The exhibit will also include displays from each of the university’s six academic colleges and academic programs, including the core curriculum, Center for Global Education and Center for Citizenship and Community.

The displays will use video and media displays to demonstrate how the groups relate to the community. Some of the videos will have captions and others will be heard with the use of earphones.

Some of these exhibits will also use photographs, posters and printed material to relay their message. Ramsbottom said this is beneficial because people who want to spend a short amount of time at the exhibit can still learn something.

“If somebody wants to spend a fair amount of time at any individual exhibit they could do so because they can listen to all the videos and materials,” Ramsbottom said. “If some people just want to pass through quickly, they will be able to get something out of it as well with these passive displays.”

Darlene Waddell, who represents the College of Education on the committee, said she thinks the exhibit is a great way to demonstrate Butler’s connection to the community.

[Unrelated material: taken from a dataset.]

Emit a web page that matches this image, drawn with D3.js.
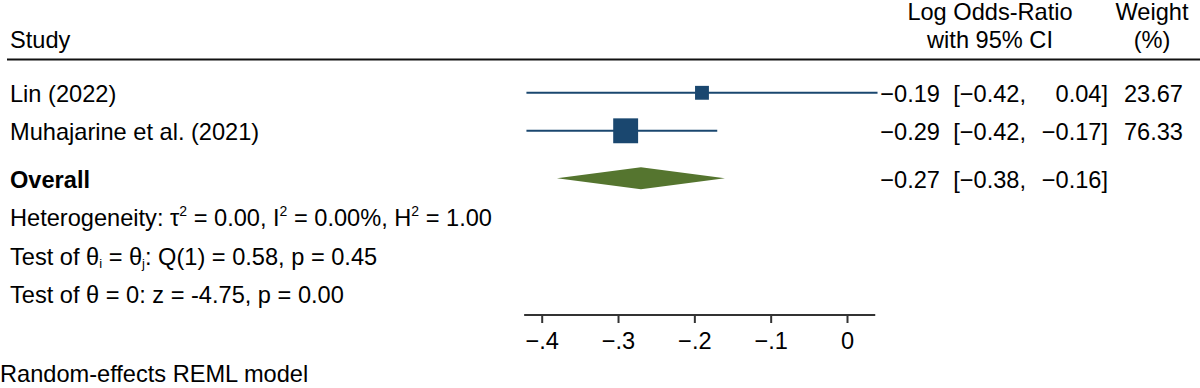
<!DOCTYPE html>
<html>
<head>
<meta charset="utf-8">
<script src="https://cdn.jsdelivr.net/npm/d3@7"></script>
<style>
  html, body { margin: 0; padding: 0; background: #fff; }
  svg { display: block; }
  text { font-family: "Liberation Sans", Arial, Helvetica, sans-serif; font-size: 23.6px; fill: #000; }
</style>
</head>
<body>
<svg id="chart" width="1200" height="388"></svg>
<script>
// ---- data ----
const studies = ["Lin (2022)", "Muhajarine et al. (2021)"];
const estimates = [-0.19, -0.29];
const ciLow = [-0.42, -0.42];
const ciHigh = [0.04, -0.17];
const weights = [23.67, 76.33];
const overall = { label: "Overall", est: -0.27, lo: -0.38, hi: -0.16 };
const statLines = [
  "Heterogeneity: τ² = 0.00, I² = 0.00%, H² = 1.00",
  "Test of θi = θj: Q(1) = 0.58, p = 0.45",
  "Test of θ = 0: z = -4.75, p = 0.00"
];
const tickValues = [-0.4, -0.3, -0.2, -0.1, 0];
const tickLabels = ["\u2212.4", "\u2212.3", "\u2212.2", "\u2212.1", "0"];
const footnote = "Random-effects REML model";

// ---- setup ----
const navy = "#1a476f";
const green = "#55752f";
const svg = d3.select("#chart");
const x = d3.scaleLinear().domain([-0.4, 0]).range([541.7, 847]);
const size = d3.scaleSqrt().domain([0, 100]).range([0, 28.5]);

const fmt = v => (v < 0 ? "\u2212" : "") + Math.abs(v).toFixed(2);

// header
svg.append("text").attr("x", 10).attr("y", 48).text("Study");
svg.append("text").attr("x", 990).attr("y", 20).attr("text-anchor", "middle").text("Log Odds-Ratio");
svg.append("text").attr("x", 990).attr("y", 48).attr("text-anchor", "middle").text("with 95% CI");
svg.append("text").attr("x", 1152).attr("y", 20).attr("text-anchor", "middle").text("Weight");
svg.append("text").attr("x", 1152).attr("y", 48).attr("text-anchor", "middle").text("(%)");
svg.append("line").attr("x1", 7).attr("x2", 1200).attr("y1", 59.5).attr("y2", 59.5)
  .attr("stroke", "#111").attr("stroke-width", 2);

const rowBase = [101.5, 139.5];
studies.forEach((s, i) => {
  const b = rowBase[i];
  const cy = b - 8.7;
  svg.append("text").attr("x", 10).attr("y", b).text(s);
  svg.append("line").attr("x1", x(ciLow[i])).attr("x2", x(ciHigh[i]))
    .attr("y1", cy).attr("y2", cy).attr("stroke", navy).attr("stroke-width", 2);
  const w = size(weights[i]);
  svg.append("rect").attr("x", x(estimates[i]) - w / 2).attr("y", cy - w / 2)
    .attr("width", w).attr("height", w).attr("fill", navy);
  svg.append("text").attr("x", 940).attr("y", b).attr("text-anchor", "end").text(fmt(estimates[i]));
  svg.append("text").attr("x", 1026).attr("y", b).attr("text-anchor", "end").text("[" + fmt(ciLow[i]) + ",");
  svg.append("text").attr("x", 1108).attr("y", b).attr("text-anchor", "end").text(fmt(ciHigh[i]) + "]");
  svg.append("text").attr("x", 1183).attr("y", b).attr("text-anchor", "end").text(weights[i].toFixed(2));
});

// overall
{
  const b = 188;
  const cy = b - 9.7;
  svg.append("text").attr("x", 10).attr("y", b).attr("font-weight", "bold").text(overall.label);
  const pts = [[x(overall.lo), cy], [x(overall.est), cy - 11], [x(overall.hi), cy], [x(overall.est), cy + 11]];
  svg.append("polygon").attr("points", pts.map(p => p.join(",")).join(" ")).attr("fill", green);
  svg.append("text").attr("x", 940).attr("y", b).attr("text-anchor", "end").text(fmt(overall.est));
  svg.append("text").attr("x", 1026).attr("y", b).attr("text-anchor", "end").text("[" + fmt(overall.lo) + ",");
  svg.append("text").attr("x", 1108).attr("y", b).attr("text-anchor", "end").text(fmt(overall.hi) + "]");
}

// stats lines with super/subscripts
const statBase = [226, 264.5, 303];
{
  const t = svg.append("text").attr("x", 10).attr("y", statBase[0]);
  t.append("tspan").text("Heterogeneity: τ");
  t.append("tspan").attr("font-size", "14px").attr("dy", -10).text("2");
  t.append("tspan").attr("dy", 10).text(" = 0.00, I");
  t.append("tspan").attr("font-size", "14px").attr("dy", -10).text("2");
  t.append("tspan").attr("dy", 10).text(" = 0.00%, H");
  t.append("tspan").attr("font-size", "14px").attr("dy", -10).text("2");
  t.append("tspan").attr("dy", 10).text(" = 1.00");
}
{
  const t = svg.append("text").attr("x", 10).attr("y", statBase[1]);
  t.append("tspan").text("Test of θ");
  t.append("tspan").attr("font-size", "13px").attr("dy", 3).text("i");
  t.append("tspan").attr("dy", -3).text(" = θ");
  t.append("tspan").attr("font-size", "13px").attr("dy", 3).text("j");
  t.append("tspan").attr("dy", -3).text(": Q(1) = 0.58, p = 0.45");
}
svg.append("text").attr("x", 10).attr("y", statBase[2]).text(statLines[2]);

// axis
const axisY = 315;
const axisG = svg.append("g").attr("transform", `translate(0,${axisY})`);
axisG.append("line").attr("x1", x(-0.423)).attr("x2", x(0.037)).attr("y1", 0).attr("y2", 0)
  .attr("stroke", "#333").attr("stroke-width", 2);
const axis = d3.axisBottom(x).tickValues(tickValues).tickSize(8).tickPadding(9)
  .tickFormat((d, i) => tickLabels[i]);
const ag = axisG.append("g").call(axis);
ag.select(".domain").remove();
ag.selectAll(".tick line").attr("stroke", "#333").attr("stroke-width", 2);
ag.selectAll(".tick text").style("font-family", '"Liberation Sans", Arial, sans-serif').style("font-size", "23.6px").attr("fill", "#000");

svg.append("text").attr("x", 0).attr("y", 382).text(footnote);
</script>
</body>
</html>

The COE’s exhibit will present the college’s work with the Indianapolis Public Schools’ Lab School 60 and Shortridge Magnet High School.

“I think the exhibit will draw in the community and showcase Butler’s academic side,” Waddell said. “I hope the community will see that we can still have dreams and to use their imagination to reach them.”

To go with the inauguration’s theme of “Imagine the Possibilities,” Ramsbottom said the committee decided to set up a kiosk with a computer, where visitors can suggest new possibilities for Butler.

The ideas will be given to President Jim Danko after inauguration events end.

Once visitors enter their suggestions, they will be able to view them as they run on the screen on a continuous loop.

Ramsbottom said there are plans to make the kiosk movable so it can be placed in other venues on campus for people to express their opinions.

“I really like that idea,” junior marketing and Spanish major Ali Harre said. “I think that shows the university is really serious about taking student opinions with regards to campus and our future. I am definitely going to go write something on it.”

Ramsbottom said she hopes community members learn more about how Butler’s academic division works and its community involvement.

“I think a lot of the activities on display may be known to students in a particular major, but it is a rare opportunity for this information to be accessible to the public in an entertaining way to see a full range of activities,” Ramsbottom said. “Another theme one sees is how much collaboration across colleges happens naturally when there is a focus on experiential education.”